The Web, Java, and LDAP, Oh My!
I had to set up a web application at work. It is open-source, written in Java, and it provides its own web server. This wasn't too bad, really. There were some minor issues but mostly things worked.
Then we wanted to allow people to log into the web site using their existing username and password. This means using LDAP to talk to Active Directory. I'd never had to deal with either LDAP or AD before but I expected it wasn't going to be easy. There's all kinds of unusual terminology (Forest, Organizational Unit, etc.) and AD doesn't always behave quite exactly like other LDAP providers. So I was expecting a bit of a learning curve. But that wasn't even where I ran into most of the trouble, as it turns out.
A bit of Googling finds that this particular program has an LDAP plugin that's also open-source. There's a wiki page describing all the settings you need. One to enable the use of the LDAP plugin for authentication. One to specify your "realm" (basically your domain name). There are a couple of oddball settings that you have to specify if you are using AD. These settings have values containing arcane query strings like "(&(objectClass=user)(sAMAccountName={0}))" or "(&(objectClass=group)(member={0}))". Now it would be nice if the application could just let you say something like "usingActiveDirectory = 1" and it would automatically use the right query strings. Or, even better, if it would detect an AD server and just do the right thing. But at least these things are documented somewhere and all I have to do is copy and paste them into my config and I should be good. (Right?)
I restart the server process again to get the new settings to take effect and try to log in. Failure. Time to check the logs. At startup it shows that it successfully detected the multiple AD servers that are available and that it can connect. But when I actually went to log in the only message in the log is a NullPointerException from the LDAP plugin. This is not very helpful. The application catches and logs all exceptions thrown from plugins so that they don't bring down the entire server. That's good. But it only logs the message, not the stacktrace so I have no idea where to begin looking for the problem. That's bad. I try tweaking various settings at random but they don't seem to have any effect.
Time to turn on debug logging. Maybe that will provide some extra information. At the bottom of the wiki page there's a note that says something like "To turn on debug logging in versions before X.Y, do this …". But version X.Y is pretty old and I'm using a newer version. There's no mention of how to turn on debug logging for newer versions. In fact there is no supported way to do this in newer versions. There's a ticket in their bug tracking system about this that's a year and a half old. (Later on I found out that the logging configuration is stored in an .xml file inside a .jar file. That's why you can't easily modify it. You have to extract it from the .jar, edit it, and then either store it back in the .jar or make a new .jar and put that new .jar ahead of the old one in the classpath. So it can be done but it isn't exactly convenient. Why this file is stored in a .jar instead of in the "conf" directory that they already have is beyond me.)

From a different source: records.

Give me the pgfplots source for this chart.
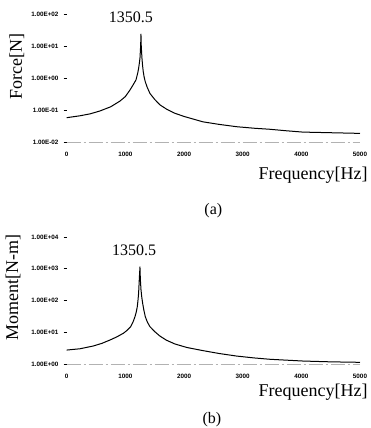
\documentclass[border=0pt]{standalone}
\usepackage{fontspec}
\setmainfont{Liberation Serif}
\newfontfamily\tickfont{Liberation Sans}
\usepackage{pgfplots}
\pgfplotsset{compat=1.18}
\pgfplotsset{
 myax/.style={
  scale only axis, width=293.3pt, xmin=0, xmax=5000,
  axis x line*=bottom, axis y line*=left,
  y axis line style={draw=none},
  x axis line style={gray!60, line width=0.6pt, dash pattern=on 14pt off 3pt on 2pt off 3pt},
  xtick={0,1000,2000,3000,4000,5000},
  xticklabels={0,1000,2000,3000,4000,5000},
  xtick style={draw=none},
  ytick style={black, line width=0.5pt},
  tick align=outside, major tick length=3pt,
  yminorticks=false,
  tick label style={font=\tickfont\bfseries\fontsize{6.3}{6.3}\selectfont, inner sep=0pt},
  xticklabel shift=7pt,
  yticklabel shift=5pt,
  clip=false,
  label style={font=\fontsize{18}{18}\selectfont},
 }
}
\begin{document}
\begin{tikzpicture}
\path[use as bounding box] (0,0) rectangle (370pt,-428pt);
\begin{axis}[ymode=log, myax, at={(66.7pt,-142pt)}, anchor=south west, height=128pt,
  ymin=0.01, ymax=100, ytick={0.01,0.1,1,10,100},
  yticklabels={1.00E-02,1.00E-01,1.00E+00,1.00E+01,1.00E+02},
  ylabel={Force[N]}, ylabel style={at={(axis description cs:-0.17,0.59)}, anchor=center},
  xlabel={Frequency[Hz]}, xlabel style={at={(axis description cs:0.84,-0.26)}, anchor=center}]
\addplot[black, line width=1pt, line join=round] coordinates {
(0,0.0575) (227,0.066) (400,0.0759) (567,0.0933) (750,0.126) (908,0.19) (1000,0.263)
(1078,0.42) (1130,0.60) (1181,0.87) (1210,1.41) (1226,2.0) (1240,3.02) (1249,4.17)
(1256,7.08) (1261,10.7) (1266,23.4) (1271,10) (1277,6.3) (1283,4.17) (1293,2.51)
(1305,1.58) (1320,1.07) (1340,0.76) (1370,0.525) (1419,0.33) (1500,0.214) (1589,0.145)
(1700,0.107) (1845,0.079) (2000,0.063) (2322,0.0427) (2600,0.0355) (2901,0.030)
(3200,0.0269) (3463,0.025) (3750,0.0224) (4026,0.0204) (4500,0.0195) (5000,0.0186)};
\node[font=\fontsize{16}{16}\selectfont] at (rel axis cs:0.219,0.977) {1350.5};
\node[font=\fontsize{16}{16}\selectfont] at (rel axis cs:0.50,-0.54) {(a)};
\end{axis}
\begin{axis}[ymode=log, myax, at={(66.7pt,-364pt)}, anchor=south west, height=127pt,
  ymin=1, ymax=10000, ytick={1,10,100,1000,10000},
  yticklabels={1.00E+00,1.00E+01,1.00E+02,1.00E+03,1.00E+04},
  ylabel={Moment[N-m]}, ylabel style={at={(axis description cs:-0.183,0.6)}, anchor=center},
  xlabel={Frequency[Hz]}, xlabel style={at={(axis description cs:0.84,-0.22)}, anchor=center}]
\addplot[black, line width=1pt, line join=round] coordinates {
(0,2.75) (227,3.02) (453,3.69) (600,4.47) (738,5.70) (850,7.08) (965,9.25) (1030,11.5)
(1090,15.0) (1130,20.9) (1164,30.9) (1185,42.7) (1203,63.1) (1215,100) (1226,170)
(1237,447) (1249,1148) (1252,708) (1258,398) (1266,224) (1280,126) (1295,81.3)
(1315,50.1) (1340,30.9) (1375,20.9) (1419,15.0) (1500,10.5) (1589,7.59) (1700,5.62)
(1845,4.27) (2050,3.31) (2327,2.63) (2600,2.14) (2896,1.78) (3200,1.55) (3463,1.41)
(3750,1.32) (4031,1.24) (4500,1.17) (5000,1.13)};
\node[font=\fontsize{16}{16}\selectfont] at (rel axis cs:0.23,0.898) {1350.5};
\node[font=\fontsize{16}{16}\selectfont] at (rel axis cs:0.495,-0.44) {(b)};
\end{axis}
\end{tikzpicture}
\end{document}
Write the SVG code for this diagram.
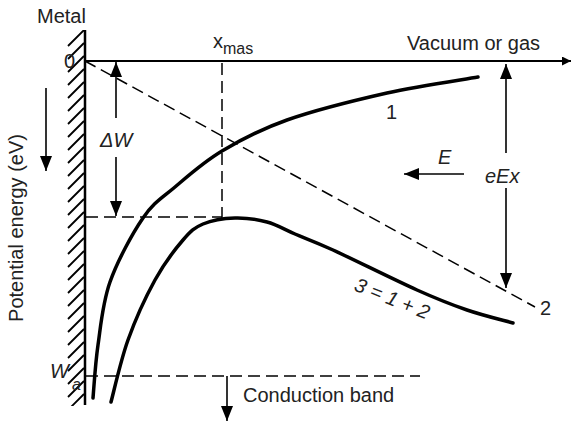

I guess I'll run it under a debugger. That should let me figure out what's going wrong. But I only have the JRE installed on this system, not the JDK, so I don't have jdb. No matter, you can run a Java program on one system and run the debugger on another. All you need to do is specify something on the command line when you start the program in question. I don't remember what it is off the top of my head but some more Googling produces a StackOverflow with the answer:
"java -Xdebug -Xrunjdwp:server=y,transport=dt_socket,address=4000,suspend=n". Now this is a command line that could only come from the world of Java. Incredibly verbose, full of '-X's and obscure names. What's "jdwp"? What's a "dt_socket"? Is that different from a regular socket? But there's no time for figuring all that out now. We're getting distracted from the task at hand.
Like most Java programs, this one comes with a shell script to start it. So all I should have to do is find the line near the end that says something like "java -jar foo.jar …" and edit it to contain my -Xdebug switches. Except there is no such line. This shell script doesn't run java directly. Instead it runs a program with the fairly generic name of wrapper. This wrapper program then launches java and monitors it. Thankfully the wrapper program prints out the URL http://wrapper.tanukisoftware.org when you run it with "--help" so I can at least find some documentation on how it works. In that documentation it says that there are properties called "wrapper.java.additional.<n>" that you can set to to pass extra command line parameters to java. So all I have to do is make the command line read "wrapper ... wrapper.java.additional.1=-Xdebug wrapper.java.additional.2=-Xrunjdwp:server=y,transport=dt_socket,address=4000,suspend=n". I guess I was wrong when I thought the command line above was verbose. This one is the new verbosity champion.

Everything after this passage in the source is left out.